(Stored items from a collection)
----

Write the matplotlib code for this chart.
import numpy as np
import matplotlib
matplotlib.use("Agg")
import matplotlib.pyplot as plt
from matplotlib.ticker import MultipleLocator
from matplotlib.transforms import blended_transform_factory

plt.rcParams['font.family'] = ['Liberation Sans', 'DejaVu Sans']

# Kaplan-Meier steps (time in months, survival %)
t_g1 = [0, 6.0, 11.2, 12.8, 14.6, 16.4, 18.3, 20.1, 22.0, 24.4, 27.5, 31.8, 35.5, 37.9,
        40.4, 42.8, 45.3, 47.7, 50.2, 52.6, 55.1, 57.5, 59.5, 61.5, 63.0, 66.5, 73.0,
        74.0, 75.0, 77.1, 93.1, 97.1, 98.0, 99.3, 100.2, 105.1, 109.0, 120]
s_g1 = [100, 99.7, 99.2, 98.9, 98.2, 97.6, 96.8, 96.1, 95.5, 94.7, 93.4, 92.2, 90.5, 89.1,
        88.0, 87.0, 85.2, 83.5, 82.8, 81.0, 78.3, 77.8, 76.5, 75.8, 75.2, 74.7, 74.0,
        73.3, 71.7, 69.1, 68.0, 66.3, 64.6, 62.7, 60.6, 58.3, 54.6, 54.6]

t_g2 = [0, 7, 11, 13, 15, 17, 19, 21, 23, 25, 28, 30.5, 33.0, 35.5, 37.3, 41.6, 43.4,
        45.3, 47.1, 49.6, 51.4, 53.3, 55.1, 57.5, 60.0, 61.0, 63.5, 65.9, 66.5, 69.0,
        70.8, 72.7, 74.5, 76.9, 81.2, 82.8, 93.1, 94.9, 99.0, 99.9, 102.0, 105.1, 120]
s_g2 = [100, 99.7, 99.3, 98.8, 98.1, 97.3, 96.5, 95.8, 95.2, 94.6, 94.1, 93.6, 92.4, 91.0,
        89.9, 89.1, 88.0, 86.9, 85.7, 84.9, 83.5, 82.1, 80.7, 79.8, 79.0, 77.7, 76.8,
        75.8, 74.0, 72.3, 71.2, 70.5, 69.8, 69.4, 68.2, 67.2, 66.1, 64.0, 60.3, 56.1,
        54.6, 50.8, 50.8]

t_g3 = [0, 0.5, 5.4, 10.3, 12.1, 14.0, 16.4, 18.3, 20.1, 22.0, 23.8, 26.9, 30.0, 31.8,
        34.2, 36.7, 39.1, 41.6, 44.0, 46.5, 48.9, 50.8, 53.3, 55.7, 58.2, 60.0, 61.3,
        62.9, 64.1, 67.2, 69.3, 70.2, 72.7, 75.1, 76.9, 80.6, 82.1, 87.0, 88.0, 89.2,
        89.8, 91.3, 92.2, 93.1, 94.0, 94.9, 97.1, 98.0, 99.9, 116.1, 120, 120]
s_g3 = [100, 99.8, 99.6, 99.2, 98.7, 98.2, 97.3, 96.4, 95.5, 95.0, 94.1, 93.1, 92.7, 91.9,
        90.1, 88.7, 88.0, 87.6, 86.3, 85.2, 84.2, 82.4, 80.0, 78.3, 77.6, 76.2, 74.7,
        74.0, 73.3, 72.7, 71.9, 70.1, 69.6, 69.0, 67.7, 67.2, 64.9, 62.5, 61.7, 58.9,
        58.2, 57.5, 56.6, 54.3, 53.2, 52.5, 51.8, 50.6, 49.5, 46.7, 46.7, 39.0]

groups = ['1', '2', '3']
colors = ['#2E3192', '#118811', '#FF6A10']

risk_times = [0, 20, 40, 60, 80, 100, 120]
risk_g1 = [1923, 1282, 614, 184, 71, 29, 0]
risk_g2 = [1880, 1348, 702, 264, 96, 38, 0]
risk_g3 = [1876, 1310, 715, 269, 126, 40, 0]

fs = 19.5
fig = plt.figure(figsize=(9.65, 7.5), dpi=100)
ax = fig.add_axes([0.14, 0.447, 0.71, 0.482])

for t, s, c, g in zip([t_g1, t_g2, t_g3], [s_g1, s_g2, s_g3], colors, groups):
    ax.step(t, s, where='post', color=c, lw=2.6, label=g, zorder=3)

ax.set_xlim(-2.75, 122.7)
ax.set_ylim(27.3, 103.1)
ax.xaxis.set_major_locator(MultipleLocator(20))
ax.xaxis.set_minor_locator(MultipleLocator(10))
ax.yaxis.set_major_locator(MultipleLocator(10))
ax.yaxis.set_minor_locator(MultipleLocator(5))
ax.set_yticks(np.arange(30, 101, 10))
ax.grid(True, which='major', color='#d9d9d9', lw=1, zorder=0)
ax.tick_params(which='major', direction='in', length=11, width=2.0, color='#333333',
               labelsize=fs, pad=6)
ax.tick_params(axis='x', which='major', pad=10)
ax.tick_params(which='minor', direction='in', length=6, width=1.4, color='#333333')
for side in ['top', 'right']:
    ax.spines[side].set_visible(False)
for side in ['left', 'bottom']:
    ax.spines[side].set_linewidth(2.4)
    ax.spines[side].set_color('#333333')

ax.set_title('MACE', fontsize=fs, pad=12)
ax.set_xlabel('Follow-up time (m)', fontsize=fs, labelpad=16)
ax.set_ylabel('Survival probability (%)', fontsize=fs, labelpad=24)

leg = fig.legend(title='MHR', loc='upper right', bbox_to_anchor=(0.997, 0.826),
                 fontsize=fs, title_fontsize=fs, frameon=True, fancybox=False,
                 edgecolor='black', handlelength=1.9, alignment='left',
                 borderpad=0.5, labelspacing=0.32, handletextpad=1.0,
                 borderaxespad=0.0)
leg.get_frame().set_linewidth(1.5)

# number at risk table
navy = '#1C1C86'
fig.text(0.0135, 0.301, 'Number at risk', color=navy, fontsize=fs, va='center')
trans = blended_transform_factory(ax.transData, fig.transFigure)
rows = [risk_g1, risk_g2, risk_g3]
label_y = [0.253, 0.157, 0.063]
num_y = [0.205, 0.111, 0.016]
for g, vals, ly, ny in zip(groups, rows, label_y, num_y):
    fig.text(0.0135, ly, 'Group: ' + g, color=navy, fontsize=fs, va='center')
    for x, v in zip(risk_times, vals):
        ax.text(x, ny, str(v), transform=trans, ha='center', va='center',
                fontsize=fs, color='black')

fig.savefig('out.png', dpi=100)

----

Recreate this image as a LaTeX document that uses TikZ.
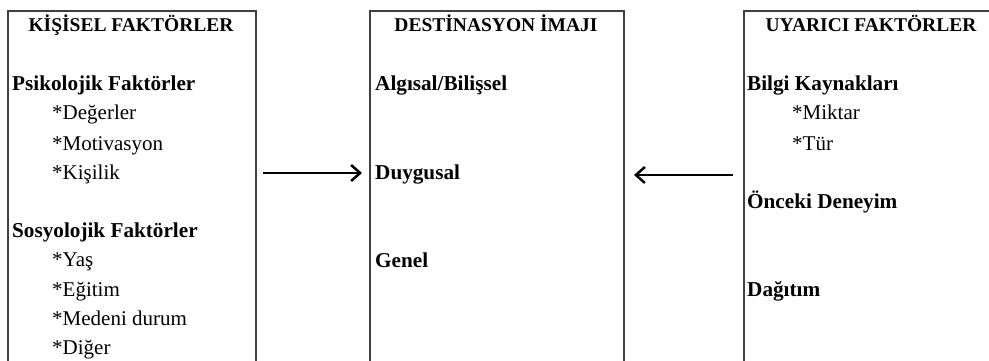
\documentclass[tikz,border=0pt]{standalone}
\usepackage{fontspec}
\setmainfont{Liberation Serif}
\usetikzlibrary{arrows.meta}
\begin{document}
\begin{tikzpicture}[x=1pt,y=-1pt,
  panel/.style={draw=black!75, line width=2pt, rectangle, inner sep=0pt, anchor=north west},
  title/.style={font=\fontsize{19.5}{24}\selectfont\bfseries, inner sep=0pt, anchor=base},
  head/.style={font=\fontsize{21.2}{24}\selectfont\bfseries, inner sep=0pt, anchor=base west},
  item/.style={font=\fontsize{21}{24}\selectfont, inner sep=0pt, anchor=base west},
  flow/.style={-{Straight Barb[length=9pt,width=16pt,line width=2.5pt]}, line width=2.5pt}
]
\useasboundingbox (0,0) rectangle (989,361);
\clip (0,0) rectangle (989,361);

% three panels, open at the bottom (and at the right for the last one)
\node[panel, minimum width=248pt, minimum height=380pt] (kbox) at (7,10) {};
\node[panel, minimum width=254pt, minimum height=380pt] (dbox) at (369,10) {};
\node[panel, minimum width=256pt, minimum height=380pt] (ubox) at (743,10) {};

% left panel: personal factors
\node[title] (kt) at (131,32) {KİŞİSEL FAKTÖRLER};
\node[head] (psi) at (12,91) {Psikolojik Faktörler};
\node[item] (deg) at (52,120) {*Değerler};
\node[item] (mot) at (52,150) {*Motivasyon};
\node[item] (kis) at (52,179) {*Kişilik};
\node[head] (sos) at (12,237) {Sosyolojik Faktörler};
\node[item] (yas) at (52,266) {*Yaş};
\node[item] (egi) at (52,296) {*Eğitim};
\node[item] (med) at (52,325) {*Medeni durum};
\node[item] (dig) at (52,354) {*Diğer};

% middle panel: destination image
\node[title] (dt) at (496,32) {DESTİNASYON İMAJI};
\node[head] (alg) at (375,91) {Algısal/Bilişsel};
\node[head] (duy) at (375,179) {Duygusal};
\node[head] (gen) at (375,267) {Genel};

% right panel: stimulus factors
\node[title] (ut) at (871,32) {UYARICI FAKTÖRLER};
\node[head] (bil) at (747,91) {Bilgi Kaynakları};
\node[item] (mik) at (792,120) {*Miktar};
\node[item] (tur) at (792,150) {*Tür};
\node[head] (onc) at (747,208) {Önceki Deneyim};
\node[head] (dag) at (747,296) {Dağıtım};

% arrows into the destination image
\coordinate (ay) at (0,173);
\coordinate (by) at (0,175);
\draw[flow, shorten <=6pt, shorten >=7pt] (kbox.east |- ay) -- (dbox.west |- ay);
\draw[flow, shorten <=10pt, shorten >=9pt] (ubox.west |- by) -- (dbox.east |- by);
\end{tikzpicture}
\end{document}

----

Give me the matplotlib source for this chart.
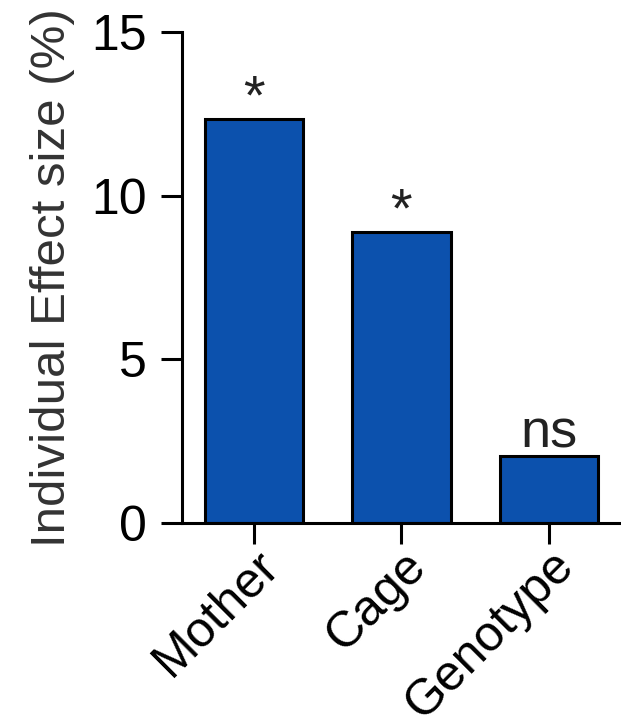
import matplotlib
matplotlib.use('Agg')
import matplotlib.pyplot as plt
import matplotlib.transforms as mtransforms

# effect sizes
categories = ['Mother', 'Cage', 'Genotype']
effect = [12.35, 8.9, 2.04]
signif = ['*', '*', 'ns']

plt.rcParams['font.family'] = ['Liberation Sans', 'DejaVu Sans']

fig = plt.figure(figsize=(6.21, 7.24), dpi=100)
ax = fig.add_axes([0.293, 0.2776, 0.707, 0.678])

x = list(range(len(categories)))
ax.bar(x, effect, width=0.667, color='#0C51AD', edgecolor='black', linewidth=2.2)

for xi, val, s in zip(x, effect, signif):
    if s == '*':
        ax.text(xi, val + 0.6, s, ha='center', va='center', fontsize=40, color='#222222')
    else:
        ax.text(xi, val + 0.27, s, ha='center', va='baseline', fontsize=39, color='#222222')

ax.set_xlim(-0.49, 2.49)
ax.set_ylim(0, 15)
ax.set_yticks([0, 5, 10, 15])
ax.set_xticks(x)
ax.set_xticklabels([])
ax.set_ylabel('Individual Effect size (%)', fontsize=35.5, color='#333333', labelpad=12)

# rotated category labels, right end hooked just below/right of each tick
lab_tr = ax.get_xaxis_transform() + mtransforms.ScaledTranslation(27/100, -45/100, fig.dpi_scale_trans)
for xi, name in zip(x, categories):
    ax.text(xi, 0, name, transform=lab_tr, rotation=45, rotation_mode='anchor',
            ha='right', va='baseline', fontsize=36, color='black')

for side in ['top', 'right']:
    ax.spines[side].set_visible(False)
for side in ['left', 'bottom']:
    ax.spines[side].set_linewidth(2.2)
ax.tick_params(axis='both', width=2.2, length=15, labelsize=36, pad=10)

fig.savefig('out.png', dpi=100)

----

What you need to do:
Do not copy any pictures. Retype exactly the stretch from the line with "Give me the matplotlib source for this chart." through the line with "ax = fig.add_axes([0.293, 0.2776, 0.707, 0.678])".

The result:
Give me the matplotlib source for this chart.
import matplotlib
matplotlib.use('Agg')
import matplotlib.pyplot as plt
import matplotlib.transforms as mtransforms

# effect sizes
categories = ['Mother', 'Cage', 'Genotype']
effect = [12.35, 8.9, 2.04]
signif = ['*', '*', 'ns']

plt.rcParams['font.family'] = ['Liberation Sans', 'DejaVu Sans']

fig = plt.figure(figsize=(6.21, 7.24), dpi=100)
ax = fig.add_axes([0.293, 0.2776, 0.707, 0.678])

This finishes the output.